Los miedos son muy habituales en la niñez, se manifiestan de diferentes modos y evolucionan con características particulares, de acuerdo con la edad, la historia y la manera de ser de cada uno.
Muchos de los miedos son pasajeros y remiten espontáneamente; otros, en cambio, se prolongan en el tiempo y van acompañados de estados anímicos penosos, angustia intensa y ansiedad persecutoria.
Si bien a lo largo de la evolución algunos miedos constituyen una señal de defensa adecuada para enfrentar circunstancias o peligros reales, es esencial poder distinguirlos de aquellos que perturban el crecimiento.
Los miedos que en la niñez muchas veces se expresan y de los cuales se tiene consciencia, como el miedo a la oscuridad, a dormir, a los monstruos o el de la propia muerte o de seres queridos - entre otros - son ideas o argumentos que están al servicio de encubrir otros temores que no se tienen conscientes.

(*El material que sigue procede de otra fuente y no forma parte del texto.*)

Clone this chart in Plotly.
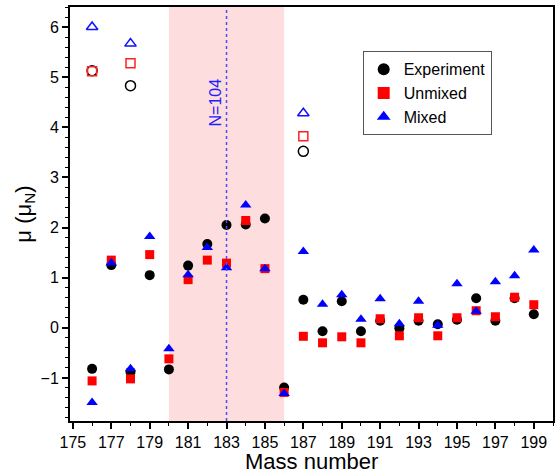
import plotly.graph_objects as go

mass = list(range(176, 200))
experiment = [-0.82, 1.25, -0.88, 1.05, -0.83, 1.24, 1.67, 2.05, 2.06, 2.18, -1.19, 0.56,
              -0.07, 0.53, -0.07, 0.14, -0.01, 0.14, 0.07, 0.16, 0.59, 0.14, 0.59, 0.27]
unmixed = [-1.06, 1.35, -1.02, 1.46, -0.62, 0.96, 1.35, 1.29, 2.14, 1.18, -1.29, -0.17,
           -0.30, -0.18, -0.30, 0.18, -0.16, 0.20, -0.16, 0.20, 0.34, 0.22, 0.61, 0.46]
mixed = [-1.49, 1.29, -0.82, 1.82, -0.42, 1.06, 1.60, 1.20, 2.45, 1.18, -1.31, 1.52,
         0.47, 0.66, 0.17, 0.58, 0.08, 0.53, 0.05, 0.88, 0.33, 0.92, 1.04, 1.55]

open_mass = [176, 178, 187]
experiment_open = [5.13, 4.83, 3.52]
unmixed_open = [5.12, 5.28, 3.82]
mixed_open = [6.00, 5.67, 4.28]

x_ticks = list(range(175, 200, 2))
shade_range = [180, 186]
n104_mass = 183

FONT = "Arial, Liberation Sans, sans-serif"

fig = go.Figure()

fig.add_trace(go.Scatter(x=open_mass, y=experiment_open, mode="markers", showlegend=False,
                         marker=dict(symbol="circle-open", size=10, color="black", line=dict(width=1.5))))
fig.add_trace(go.Scatter(x=open_mass, y=unmixed_open, mode="markers", showlegend=False,
                         marker=dict(symbol="square-open", size=9, color="#ff2020", line=dict(width=1.5))))
fig.add_trace(go.Scatter(x=open_mass, y=mixed_open, mode="markers", showlegend=False,
                         marker=dict(symbol="triangle-up-open", size=10, color="#1010ff", line=dict(width=1.5))))

fig.add_trace(go.Scatter(x=mass, y=experiment, mode="markers", name="Experiment",
                         marker=dict(symbol="circle", size=10, color="black")))
fig.add_trace(go.Scatter(x=mass, y=unmixed, mode="markers", name="Unmixed",
                         marker=dict(symbol="square", size=9, color="#ff0000")))
fig.add_trace(go.Scatter(x=mass, y=mixed, mode="markers", name="Mixed",
                         marker=dict(symbol="triangle-up", size=10, color="#0000ff")))

fig.add_shape(type="rect", xref="x", yref="paper", x0=shade_range[0], x1=shade_range[1],
              y0=0, y1=1, fillcolor="rgb(253,221,221)", line=dict(width=0), layer="below")
fig.add_shape(type="line", xref="x", yref="paper", x0=n104_mass, x1=n104_mass, y0=0, y1=1,
              line=dict(color="#4b4bff", width=1.5, dash="dot"))
fig.add_annotation(x=n104_mass, xref="x", y=0.831, yref="paper", text="N=104", textangle=-90,
                   showarrow=False, xshift=-11, font=dict(family=FONT, size=16, color="#2020ff"))
fig.add_annotation(x=0.5, xref="paper", y=-0.099, yref="paper", text="Mass number",
                   showarrow=False, xanchor="center", yanchor="middle",
                   font=dict(family=FONT, size=22, color="black"))

fig.update_layout(
    width=556, height=473,
    margin=dict(l=70, r=3, t=7, b=52),
    paper_bgcolor="white", plot_bgcolor="white",
    font=dict(family=FONT, size=16, color="black"),
    showlegend=True,
    legend=dict(x=0.606, y=0.893, xanchor="left", yanchor="top",
                bordercolor="#555555", borderwidth=1, bgcolor="white",
                font=dict(family=FONT, size=16), tracegroupgap=0, itemsizing="constant"),
)

fig.update_xaxes(range=[174.85, 200], tickmode="array", tickvals=x_ticks, automargin=False,
                 ticks="outside", ticklen=6, tickwidth=1.5, tickcolor="black",
                 minor=dict(dtick=1, tick0=175, ticks="outside", ticklen=3, tickwidth=1, tickcolor="black"),
                 showline=True, linewidth=2, linecolor="black", mirror=True, showgrid=False, zeroline=False,
                 tickfont=dict(size=16))
fig.update_yaxes(range=[-1.86, 6.4], dtick=1, tick0=0, automargin=False,
                 ticks="outside", ticklen=6, tickwidth=1.5, tickcolor="black",
                 minor=dict(dtick=0.2, tick0=0, ticks="outside", ticklen=3, tickwidth=1, tickcolor="black"),
                 showline=True, linewidth=2, linecolor="black", mirror=True, showgrid=False, zeroline=False,
                 tickfont=dict(size=16),
                 title=dict(text="μ (μ<sub>N</sub>)", font=dict(size=22), standoff=3))

fig.write_html("out.html", config={"displayModeBar": False},
               post_script="document.body.style.margin='0';document.body.style.overflow='hidden';")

Reemplazan a otros más temidos.
¿Cuáles son esos otros afectos más temidos?
Fundamentalmente el sentimiento de inseguridad e impotencia generado por el temor a no poder crecer y desarrollarse adecuadamente.
En los primeros contactos de los pequeños con el mundo, éste les muestra sus propios límites y, por lo general, comienzan a darse cuenta de que su supervivencia dependerá de lo que ellos puedan hacer.
Los nuevos estímulos o diferentes situaciones que tienen que enfrentar representan demandas que, cuando creen que no van a poder o que no van a lograrlo, experimentan no solo frustración sino una perturbadora sensación de debilidad.
Estos sentimientos constituyen un malentendido que se desprende de confundir la inermidad y la dependencia natural y propia de la infancia, con la sensación de incapacidad.
Es cierto que muchas de sus necesidades no las pueden resolver solos y requieren de ayuda, pero la idea de que “ahora no puedo” es posible que la experimenten exageradamente como “no voy a poder nunca”.
En este sentido, los miedos a los que suelen “echar mano”, como cuando imaginan situaciones peligrosas o temen la presencia de personajes terroríficos, son aflicciones conscientes que ocultan otras inconscientes que las preceden y que suelen ser reprimidas.
La confrontación entre sus posibilidades y el anhelo de ser lo que aún no son puede conducirlos a una sensación de fragilidad que “prefieren” evitar.
Los ideales familiares que se entraman en la crianza y la necesidad de los niños de querer cumplir con ciertas expectativas propias y del entorno, activan también temores como la pérdida de amor o el abandono de las personas significativas.
Muchas veces no se sienten queridos por lo que ya son, sino como promesa de lo que deberán ser.
Es frecuente escuchar a los adultos insistir en que no deben tener miedo, minimizando el temor o presionándolos en algunas ocasiones a callar o a ocultarlos, con expresiones tales como “no pasa nada”.
Esto convoca a expresar una valentía que sienten que no poseen, con la finalidad de ocultar su vivencia de debilidad, en un mundo en el que ser superhéroes o heroínas parece ser una aspiración primordial.
Cuando los miedos no son comprendidos, se acostumbran a reprimir los afectos, los pensamientos y una parte importante de su curiosidad vital.
Y también sucede que hay quienes reflejan sus temores ocultos con manifestaciones físicas como dolores de estómago, cefaleas, diarreas, temblores, taquicardia, etc., y esas sensaciones somáticas son también una expresión del miedo que no es reconocido como tal.
El abordaje y la comprensión de estos conflictos de la infancia los ayuda en el camino de un crecimiento más tranquilo y pleno.